Afghan President to Replace Almost Entire Cabinet
I consider myself an optimist on Afghanistan (in relative terms), but the news that Afghan president Hamid Karzai will replace almost his entire cabinet nearly knocked me off my computer chair. I had heard rumors this was in the works, but didn't believe they were true, at least not entirely. It appears they were.
According to the Globe and Mail, Karzai is expected to keep only five of his 26 current cabinet members. Replacements will be chosen "based on merit, rather than clout." In other words, more technocrats and fewer former militia commanders and corruption kingpins.
Some Afghans worry that expelled cabinet members could retaliate violently, worsening instability in the country. “That is the great fear among the people,” said Khalid Pashtun, an MP with ties to Karzai. “But that fear is outweighed by the hope that he doesn't pick the warlords and drug lords again.”
In its latest brief on the fallout from Afghanistan's fraud-ridden August 2009 presidential election, the Afghanistan Research and Evaluation Unit argued, "Since perceptions of the electoral process are so closely tied to the government formed from it, it is important to note that for many Afghans this election cycle will not be over until a new cabinet and governors are announced by Karzai and confirmed by parliament," and concluded that "if some of the most notorious figures that continue to influence Afghan politics are again given important positions it will only further demonstrate to Afghans the weakness of rule of law in the country and the ways in which the democratic process has been corrupted."
The cabinet purge is being seen as a late-hour attempt by the Karzai government to fulfill its promises under the Afghanistan Compact, the 51-nation framework that established goals for human rights, rule of law and anti-corruption measures for Afghanistan.

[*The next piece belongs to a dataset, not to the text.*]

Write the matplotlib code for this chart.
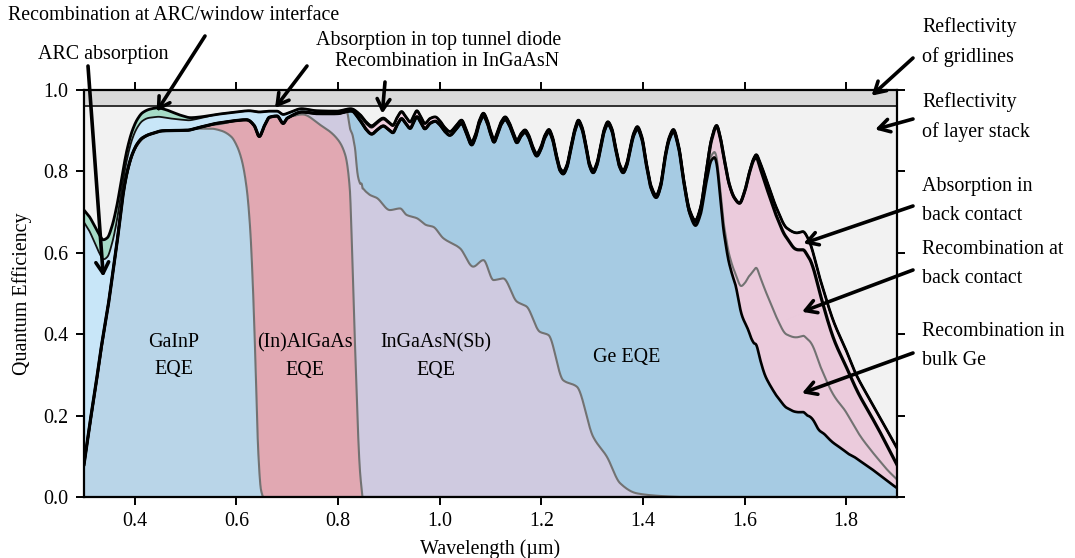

It is also tied to the recently-launched anti-corruption push being led by the High Office of Oversight and Anti-Corruption in Afghanistan, a new anti-corruption body backed by the FBI and the United Kingdom's Serious Organized Crime Agency. A whopping fifteen current and former cabinet ministers are being investigated for alleged corruption, Afghanistan's attorney general recently announced.
New cabinet members must be approved by the increasingly assertive Afghan parliament, and some parliamentarians have indicated they won't go easy on the nominees this time.
Shukria Barakzai, a reformist member of the lower house and likely nominee to head the ministry of women's affairs, blames Karzai for allowing corruption to run wild in his government. "The president is responsible for the problem, and he has to be responsible for the solution," Barakzai said. "At the end of the day, we accept or reject his candidates."
An Afghan friend of mine close to the parliament remarked on my facebook posting of the Globe and Mail article, "President Karzai is really influenced by these warlords and I don't know why he fears of them, since they cant do anything against him and his government. He should really get rid of them now!"